Exercise:
Print verbatim the opening line of the material and every subsequent line through the one containing "from matplotlib import pyplot as plt".

Source data:

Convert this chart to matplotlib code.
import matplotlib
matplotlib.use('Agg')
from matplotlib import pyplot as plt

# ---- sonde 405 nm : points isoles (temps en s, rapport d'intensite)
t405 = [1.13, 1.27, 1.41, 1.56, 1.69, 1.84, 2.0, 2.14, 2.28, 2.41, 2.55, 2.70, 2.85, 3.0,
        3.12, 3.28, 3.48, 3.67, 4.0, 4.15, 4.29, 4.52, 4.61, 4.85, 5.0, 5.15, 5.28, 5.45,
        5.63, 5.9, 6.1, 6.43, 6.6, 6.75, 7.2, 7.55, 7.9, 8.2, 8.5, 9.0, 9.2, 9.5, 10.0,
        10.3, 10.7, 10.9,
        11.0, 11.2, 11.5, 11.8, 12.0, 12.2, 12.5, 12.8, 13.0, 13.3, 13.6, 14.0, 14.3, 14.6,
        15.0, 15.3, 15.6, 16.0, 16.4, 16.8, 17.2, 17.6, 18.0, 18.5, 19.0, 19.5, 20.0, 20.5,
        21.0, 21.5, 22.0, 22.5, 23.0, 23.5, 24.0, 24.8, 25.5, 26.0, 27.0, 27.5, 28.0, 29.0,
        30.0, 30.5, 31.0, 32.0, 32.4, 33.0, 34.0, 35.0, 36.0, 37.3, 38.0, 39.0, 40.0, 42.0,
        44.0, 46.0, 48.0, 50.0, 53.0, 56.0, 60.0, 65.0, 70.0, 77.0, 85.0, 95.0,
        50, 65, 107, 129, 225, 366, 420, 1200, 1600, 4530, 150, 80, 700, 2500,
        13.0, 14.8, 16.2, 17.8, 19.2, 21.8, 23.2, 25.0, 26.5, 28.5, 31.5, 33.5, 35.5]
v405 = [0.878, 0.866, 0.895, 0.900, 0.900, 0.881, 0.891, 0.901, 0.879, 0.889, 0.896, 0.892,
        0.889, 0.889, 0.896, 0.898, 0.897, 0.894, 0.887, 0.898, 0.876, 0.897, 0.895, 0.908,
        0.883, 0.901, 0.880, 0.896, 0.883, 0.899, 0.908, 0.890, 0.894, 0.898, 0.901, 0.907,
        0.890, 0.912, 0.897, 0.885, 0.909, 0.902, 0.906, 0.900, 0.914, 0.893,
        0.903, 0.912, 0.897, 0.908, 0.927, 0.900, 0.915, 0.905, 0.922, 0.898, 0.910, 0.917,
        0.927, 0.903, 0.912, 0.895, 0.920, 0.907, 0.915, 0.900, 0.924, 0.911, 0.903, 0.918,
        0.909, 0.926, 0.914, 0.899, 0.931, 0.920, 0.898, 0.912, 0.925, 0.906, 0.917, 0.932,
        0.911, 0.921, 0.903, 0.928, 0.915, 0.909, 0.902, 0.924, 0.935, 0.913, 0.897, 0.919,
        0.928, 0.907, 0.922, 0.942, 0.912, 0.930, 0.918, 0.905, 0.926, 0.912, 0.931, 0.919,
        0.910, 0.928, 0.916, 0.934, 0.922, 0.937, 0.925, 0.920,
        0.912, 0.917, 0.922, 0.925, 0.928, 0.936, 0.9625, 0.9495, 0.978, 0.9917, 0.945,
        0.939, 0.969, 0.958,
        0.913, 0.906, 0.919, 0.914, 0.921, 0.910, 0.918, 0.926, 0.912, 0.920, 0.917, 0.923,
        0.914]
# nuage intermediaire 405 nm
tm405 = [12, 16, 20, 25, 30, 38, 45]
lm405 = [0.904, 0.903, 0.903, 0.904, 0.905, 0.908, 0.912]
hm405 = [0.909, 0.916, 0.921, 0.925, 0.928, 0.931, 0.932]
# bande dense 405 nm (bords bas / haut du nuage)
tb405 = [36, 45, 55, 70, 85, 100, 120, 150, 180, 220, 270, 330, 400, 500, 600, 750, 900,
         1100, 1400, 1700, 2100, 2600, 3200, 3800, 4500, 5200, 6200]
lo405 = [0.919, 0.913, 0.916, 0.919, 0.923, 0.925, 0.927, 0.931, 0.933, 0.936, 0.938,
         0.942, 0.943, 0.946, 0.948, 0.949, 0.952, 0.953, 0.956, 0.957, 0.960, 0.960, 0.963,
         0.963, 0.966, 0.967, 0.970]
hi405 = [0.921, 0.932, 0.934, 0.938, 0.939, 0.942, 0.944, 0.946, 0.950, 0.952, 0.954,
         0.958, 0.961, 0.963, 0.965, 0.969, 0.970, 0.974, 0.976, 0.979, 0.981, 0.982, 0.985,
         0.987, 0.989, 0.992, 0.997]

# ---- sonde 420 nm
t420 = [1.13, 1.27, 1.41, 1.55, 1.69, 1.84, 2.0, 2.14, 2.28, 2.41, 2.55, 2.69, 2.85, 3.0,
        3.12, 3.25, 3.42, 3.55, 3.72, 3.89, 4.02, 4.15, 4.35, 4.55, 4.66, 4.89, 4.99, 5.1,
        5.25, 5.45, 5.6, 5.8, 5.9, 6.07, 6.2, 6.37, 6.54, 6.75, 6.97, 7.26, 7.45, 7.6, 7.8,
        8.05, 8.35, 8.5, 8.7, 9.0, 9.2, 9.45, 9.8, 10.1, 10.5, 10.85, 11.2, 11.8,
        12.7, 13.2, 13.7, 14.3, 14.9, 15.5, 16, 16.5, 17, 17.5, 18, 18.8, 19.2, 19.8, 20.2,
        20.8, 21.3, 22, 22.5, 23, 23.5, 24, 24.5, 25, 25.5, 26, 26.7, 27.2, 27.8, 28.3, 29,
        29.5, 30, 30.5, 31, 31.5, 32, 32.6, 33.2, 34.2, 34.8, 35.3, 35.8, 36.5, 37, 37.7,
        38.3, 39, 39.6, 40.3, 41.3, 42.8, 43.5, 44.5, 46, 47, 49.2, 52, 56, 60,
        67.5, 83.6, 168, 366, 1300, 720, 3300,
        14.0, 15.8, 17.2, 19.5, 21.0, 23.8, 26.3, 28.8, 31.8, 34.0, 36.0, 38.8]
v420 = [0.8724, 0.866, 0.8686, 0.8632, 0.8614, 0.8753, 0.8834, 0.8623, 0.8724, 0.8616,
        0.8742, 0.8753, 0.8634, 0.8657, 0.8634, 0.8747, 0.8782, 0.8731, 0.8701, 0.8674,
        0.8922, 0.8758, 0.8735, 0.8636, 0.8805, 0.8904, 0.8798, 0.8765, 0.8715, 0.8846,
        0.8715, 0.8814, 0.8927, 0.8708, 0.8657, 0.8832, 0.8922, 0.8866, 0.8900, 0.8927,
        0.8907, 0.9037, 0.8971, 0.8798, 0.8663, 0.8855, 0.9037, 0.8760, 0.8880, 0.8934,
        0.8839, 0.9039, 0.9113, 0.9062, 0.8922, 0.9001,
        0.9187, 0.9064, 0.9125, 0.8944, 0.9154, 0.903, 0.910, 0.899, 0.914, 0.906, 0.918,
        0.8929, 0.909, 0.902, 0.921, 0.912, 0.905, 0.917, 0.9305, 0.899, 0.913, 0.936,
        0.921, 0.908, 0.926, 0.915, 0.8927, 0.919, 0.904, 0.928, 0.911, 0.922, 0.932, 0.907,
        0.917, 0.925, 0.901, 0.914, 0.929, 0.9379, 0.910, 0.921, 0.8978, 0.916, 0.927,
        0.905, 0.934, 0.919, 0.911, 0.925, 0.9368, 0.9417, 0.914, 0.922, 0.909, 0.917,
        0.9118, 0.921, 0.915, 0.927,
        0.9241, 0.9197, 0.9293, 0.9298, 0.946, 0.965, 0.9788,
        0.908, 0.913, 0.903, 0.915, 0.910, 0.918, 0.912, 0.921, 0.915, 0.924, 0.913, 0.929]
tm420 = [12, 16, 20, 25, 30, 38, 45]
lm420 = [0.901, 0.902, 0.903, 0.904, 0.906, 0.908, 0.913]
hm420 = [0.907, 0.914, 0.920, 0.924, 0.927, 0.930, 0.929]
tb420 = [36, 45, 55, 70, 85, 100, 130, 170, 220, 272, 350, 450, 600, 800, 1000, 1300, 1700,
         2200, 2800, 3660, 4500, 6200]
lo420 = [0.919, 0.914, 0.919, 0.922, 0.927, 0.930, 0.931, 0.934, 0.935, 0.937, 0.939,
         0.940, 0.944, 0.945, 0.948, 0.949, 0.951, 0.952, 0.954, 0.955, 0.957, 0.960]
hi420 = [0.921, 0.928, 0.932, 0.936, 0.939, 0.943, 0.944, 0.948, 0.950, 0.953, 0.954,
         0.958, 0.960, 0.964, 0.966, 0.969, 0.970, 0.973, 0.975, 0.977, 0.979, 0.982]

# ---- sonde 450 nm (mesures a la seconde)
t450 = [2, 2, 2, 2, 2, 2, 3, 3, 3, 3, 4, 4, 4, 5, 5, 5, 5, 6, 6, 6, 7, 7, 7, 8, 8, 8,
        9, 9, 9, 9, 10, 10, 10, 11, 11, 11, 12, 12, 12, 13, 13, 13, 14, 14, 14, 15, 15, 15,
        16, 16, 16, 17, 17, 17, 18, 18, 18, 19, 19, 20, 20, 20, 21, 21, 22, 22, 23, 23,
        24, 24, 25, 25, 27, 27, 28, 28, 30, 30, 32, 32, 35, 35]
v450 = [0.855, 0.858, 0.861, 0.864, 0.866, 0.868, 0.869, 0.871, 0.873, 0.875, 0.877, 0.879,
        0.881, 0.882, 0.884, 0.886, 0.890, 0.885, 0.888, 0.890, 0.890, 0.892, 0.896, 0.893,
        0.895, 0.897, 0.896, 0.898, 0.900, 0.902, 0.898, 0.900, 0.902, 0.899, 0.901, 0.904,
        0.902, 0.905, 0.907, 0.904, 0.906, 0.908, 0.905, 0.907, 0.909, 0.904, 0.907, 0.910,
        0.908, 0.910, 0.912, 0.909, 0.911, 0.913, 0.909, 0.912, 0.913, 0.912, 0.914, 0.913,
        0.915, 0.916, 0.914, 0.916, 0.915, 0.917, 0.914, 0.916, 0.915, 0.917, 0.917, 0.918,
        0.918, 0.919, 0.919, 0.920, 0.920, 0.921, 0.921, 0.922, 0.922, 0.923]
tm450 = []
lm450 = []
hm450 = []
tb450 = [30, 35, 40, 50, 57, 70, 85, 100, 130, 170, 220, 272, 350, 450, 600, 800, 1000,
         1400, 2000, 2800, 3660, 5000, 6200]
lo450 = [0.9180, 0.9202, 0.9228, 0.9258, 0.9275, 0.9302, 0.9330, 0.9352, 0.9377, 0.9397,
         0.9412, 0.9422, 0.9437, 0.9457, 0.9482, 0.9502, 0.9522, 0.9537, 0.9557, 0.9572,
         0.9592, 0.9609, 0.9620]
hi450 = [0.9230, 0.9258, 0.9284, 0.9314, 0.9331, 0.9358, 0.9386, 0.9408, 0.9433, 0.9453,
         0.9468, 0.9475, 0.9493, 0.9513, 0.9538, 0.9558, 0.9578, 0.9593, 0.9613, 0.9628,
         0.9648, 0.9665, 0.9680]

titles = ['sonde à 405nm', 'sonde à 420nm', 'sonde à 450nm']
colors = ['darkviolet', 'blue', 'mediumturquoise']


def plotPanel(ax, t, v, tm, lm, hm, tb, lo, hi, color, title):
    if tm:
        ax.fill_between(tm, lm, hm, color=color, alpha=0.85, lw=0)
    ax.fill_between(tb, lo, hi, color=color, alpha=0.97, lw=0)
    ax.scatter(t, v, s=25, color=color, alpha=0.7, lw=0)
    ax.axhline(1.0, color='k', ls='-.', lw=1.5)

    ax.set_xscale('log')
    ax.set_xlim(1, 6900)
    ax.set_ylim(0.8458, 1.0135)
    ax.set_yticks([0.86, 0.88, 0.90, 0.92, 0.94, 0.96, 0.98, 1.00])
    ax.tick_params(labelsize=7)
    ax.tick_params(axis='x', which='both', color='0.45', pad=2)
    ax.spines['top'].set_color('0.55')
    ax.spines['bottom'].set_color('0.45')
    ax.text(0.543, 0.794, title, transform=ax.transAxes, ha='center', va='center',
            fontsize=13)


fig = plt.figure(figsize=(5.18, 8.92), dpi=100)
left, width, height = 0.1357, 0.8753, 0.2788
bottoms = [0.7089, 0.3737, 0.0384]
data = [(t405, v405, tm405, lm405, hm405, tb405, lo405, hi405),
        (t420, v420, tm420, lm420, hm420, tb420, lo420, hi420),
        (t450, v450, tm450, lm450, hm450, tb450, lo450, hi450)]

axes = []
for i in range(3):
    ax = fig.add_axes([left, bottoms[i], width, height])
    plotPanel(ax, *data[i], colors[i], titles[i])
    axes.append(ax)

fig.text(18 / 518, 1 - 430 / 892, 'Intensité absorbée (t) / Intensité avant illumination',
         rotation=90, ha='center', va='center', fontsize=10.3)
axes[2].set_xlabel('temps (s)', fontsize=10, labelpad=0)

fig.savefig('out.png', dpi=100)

Correct response:
Convert this chart to matplotlib code.
import matplotlib
matplotlib.use('Agg')
from matplotlib import pyplot as plt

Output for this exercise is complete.